Oh, yes! I’ve read both their books, Trudy. Both great writers with wonderful stories. You’re right, they are very inspiring.
This is such a wonderfully cool article. Thanks for sharing. I love learning about women and how they find a way to move forward for/with other women. Some I think go a little too far, but most just want others to know they are not simple and stupid. My mom was one of these women and I greatly admired her. She did it all through Christs eyes and she used a voice that other women listened to. No shouting or admonitions. She respected women and men that God had made in His image and treated them all like that. A powerful example for her two girls.
Wow, your mom sounds like she was a faith filled and level headed woman. Something to definitely aspire to, Lori!
I greatly admire my pastor’s wife. She is a prayer warrior, a teacher, and one of the most caring people I know. She is a Bible scholar as well.
I love women like that, Karijean. I have a dear friend like that, a pastor’s wife. Though he’s retired now. I often wondered how she got everything done that she had to do in a day!

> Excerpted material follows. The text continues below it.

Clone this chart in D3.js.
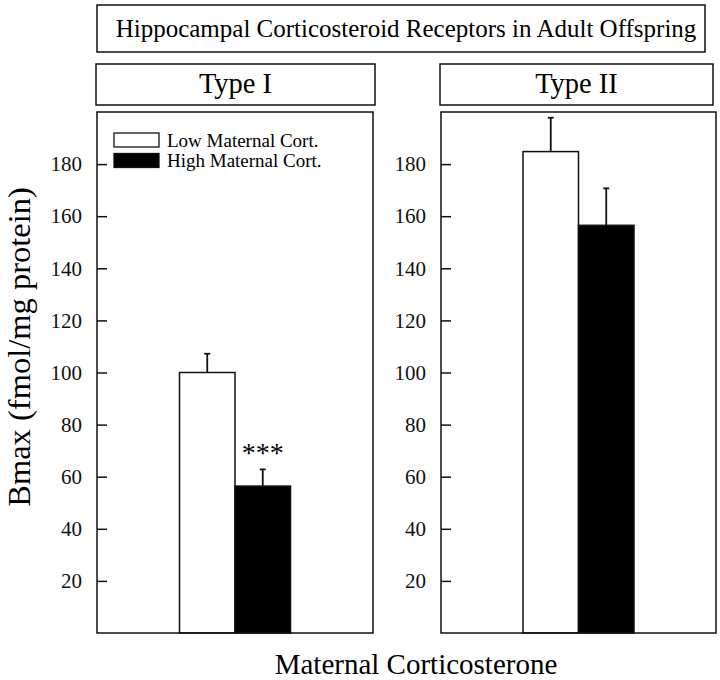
<!DOCTYPE html>
<html>
<head>
<meta charset="utf-8">
<script src="https://cdn.jsdelivr.net/npm/d3@7"></script>
<style>
  html, body { margin: 0; padding: 0; background: #fff; }
  svg { display: block; font-family: "Liberation Serif", "Times New Roman", serif; }
</style>
</head>
<body>
<svg id="chart" width="720" height="680"></svg>
<script>
// ---- data ----
const chartTitle = "Hippocampal Corticosteroid Receptors in Adult Offspring";
const panels = ["Type I", "Type II"];
const groups = ["Low Maternal Cort.", "High Maternal Cort."];
const typeIMeans = [100, 56.4];
const typeIErrors = [7.2, 6.4];
const typeIIMeans = [184.8, 156.5];
const typeIIErrors = [13, 14.2];
const yTicks = [20, 40, 60, 80, 100, 120, 140, 160, 180];
const significance = ["", "***"];
const yLabel = "Bmax (fmol/mg protein)";
const xLabel = "Maternal Corticosterone";

const means = [typeIMeans, typeIIMeans];
const errors = [typeIErrors, typeIIErrors];
const fills = ["#fff", "#000"];

// ---- layout ----
const svg = d3.select("#chart");
const stroke = "#111";
const panelTop = 112, panelBottom = 633;
const panelX = [[97, 373], [441, 716]];
const headerBoxes = [[96, 64, 375, 105], [440, 64, 713, 105]];
const barW = 55.5;

const y = d3.scaleLinear().domain([0, 200]).range([panelBottom, panelTop]);

// title box
svg.append("rect").attr("x", 97).attr("y", 5).attr("width", 608).attr("height", 47)
  .attr("fill", "none").attr("stroke", stroke).attr("stroke-width", 1.5);
svg.append("text").attr("x", 406).attr("y", 37).attr("text-anchor", "middle")
  .attr("font-size", 25).text(chartTitle);

panels.forEach((p, i) => {
  const [x0, x1] = panelX[i];
  const cx = (x0 + x1) / 2;
  const hb = headerBoxes[i];
  svg.append("rect").attr("x", hb[0]).attr("y", hb[1]).attr("width", hb[2] - hb[0]).attr("height", hb[3] - hb[1])
    .attr("fill", "none").attr("stroke", stroke).attr("stroke-width", 1.5);
  svg.append("text").attr("x", (hb[0] + hb[2]) / 2).attr("y", 93).attr("text-anchor", "middle")
    .attr("font-size", 28.5).text(p);

  const x = d3.scaleBand().domain(groups).range([cx - barW, cx + barW]).padding(0);

  const g = svg.append("g");
  // bars
  g.selectAll("rect.bar").data(groups).enter().append("rect")
    .attr("class", "bar")
    .attr("x", d => x(d))
    .attr("y", (d, j) => y(means[i][j]))
    .attr("width", x.bandwidth())
    .attr("height", (d, j) => y(0) - y(means[i][j]))
    .attr("fill", (d, j) => fills[j])
    .attr("stroke", stroke).attr("stroke-width", 1.5);

  // error bars
  groups.forEach((d, j) => {
    const bx = x(d) + x.bandwidth() / 2;
    const top = y(means[i][j] + errors[i][j]);
    g.append("line").attr("x1", bx).attr("x2", bx)
      .attr("y1", y(means[i][j])).attr("y2", top)
      .attr("stroke", stroke).attr("stroke-width", 1.8);
    g.append("line").attr("x1", bx - 3).attr("x2", bx + 3)
      .attr("y1", top).attr("y2", top)
      .attr("stroke", stroke).attr("stroke-width", 1.8);
    if (i === 0 && significance[j]) {
      g.append("text").attr("x", bx).attr("y", top - 7)
        .attr("text-anchor", "middle").attr("font-size", 28).text(significance[j]);
    }
  });

  // panel frame
  svg.append("rect").attr("x", x0).attr("y", panelTop).attr("width", x1 - x0).attr("height", panelBottom - panelTop)
    .attr("fill", "none").attr("stroke", stroke).attr("stroke-width", 1.5);

  // y axis
  const ax = svg.append("g").attr("transform", `translate(${x0},0)`)
    .call(d3.axisLeft(y).tickValues(yTicks).tickSize(-10).tickPadding(15).tickFormat(d3.format("d")));
  ax.select(".domain").remove();
  ax.selectAll(".tick line").attr("stroke", stroke).attr("stroke-width", 1.5);
  ax.selectAll(".tick text").attr("font-size", 21).attr("fill", "#111")
    .attr("font-family", "'Liberation Serif', 'Times New Roman', serif");
});

// legend (inside Type I panel)
const legend = svg.append("g");
groups.forEach((d, j) => {
  const ly = 133 + j * 20.5;
  legend.append("rect").attr("x", 114).attr("y", ly).attr("width", 45).attr("height", 14)
    .attr("fill", fills[j]).attr("stroke", stroke).attr("stroke-width", 1.3);
  legend.append("text").attr("x", 167).attr("y", ly + 13.5).attr("font-size", 19).text(d);
});

// axis labels
svg.append("text").attr("transform", "translate(30,347) rotate(-90)")
  .attr("text-anchor", "middle").attr("font-size", 32.5).text(yLabel);
svg.append("text").attr("x", 416).attr("y", 674).attr("text-anchor", "middle")
  .attr("font-size", 29).text(xLabel);
</script>
</body>
</html>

How fascinating! Thanks for sharing about this brave, persistent woman, Kit. I love that she thought not only about her own education but about educating women across the country.
Inspires one to create a character like her, doesn’t it?
Lucretia Mott and the other women at Seneca Falls.
Ah yes, the birthplace of women’s rights! And the inspiration for A Wonderful Life!
Thanks so much for sharing this information about Paulina Davis, I was so amazed by the for-thought she had in sharing the information with other women at that time in history. I have been blessed to have several women in my life that I admire and respect: my grandmother and her sister taught me that hard work and determination can help you overcome the many obstacles that you face in life and my husband’s grandmother (we called her Mockma) helped me see that you should enjoy every minute of life and that a smile and a kind word are important to share with the many people you meet in life.
Mockma, I love it! And those are very wise words she gave, Patti.
I love this!! I had never heard of her but I am sure glad she did it!!
Me too! Can you imagine how things might have been different back then if she hadn’t bought what was in the crate?
My dear friend Becky turns 73 years old today. She’s been through so much heartache and tragedy in her life: a childhood filled with abuse, two horrible marriages, going deaf in her 40s, and now, buying a house that turned out to be filled with one problem after another. Yet through it all, she keeps on going, and giving to others with joy. After my divorce, she came to my house and taught me how to replace my rotten porch steps, and fix my leaking toilet. She has been my friend and my cheerleader, and I love her dearly.
We all need a loving, giving friend like that in our lives. She sounds like a real gem, Kim.
Very interesting and intriguing never heard of her before, I admire my Mom & Maya Angelou & Rosa Parks
I’m sure there are a lot of unsung heroines we’ve never heard of. I’m so glad my reader sent me that article, Crystal!
mom
How very interesting.
How interesting! Never heard of her before but what an amazing women!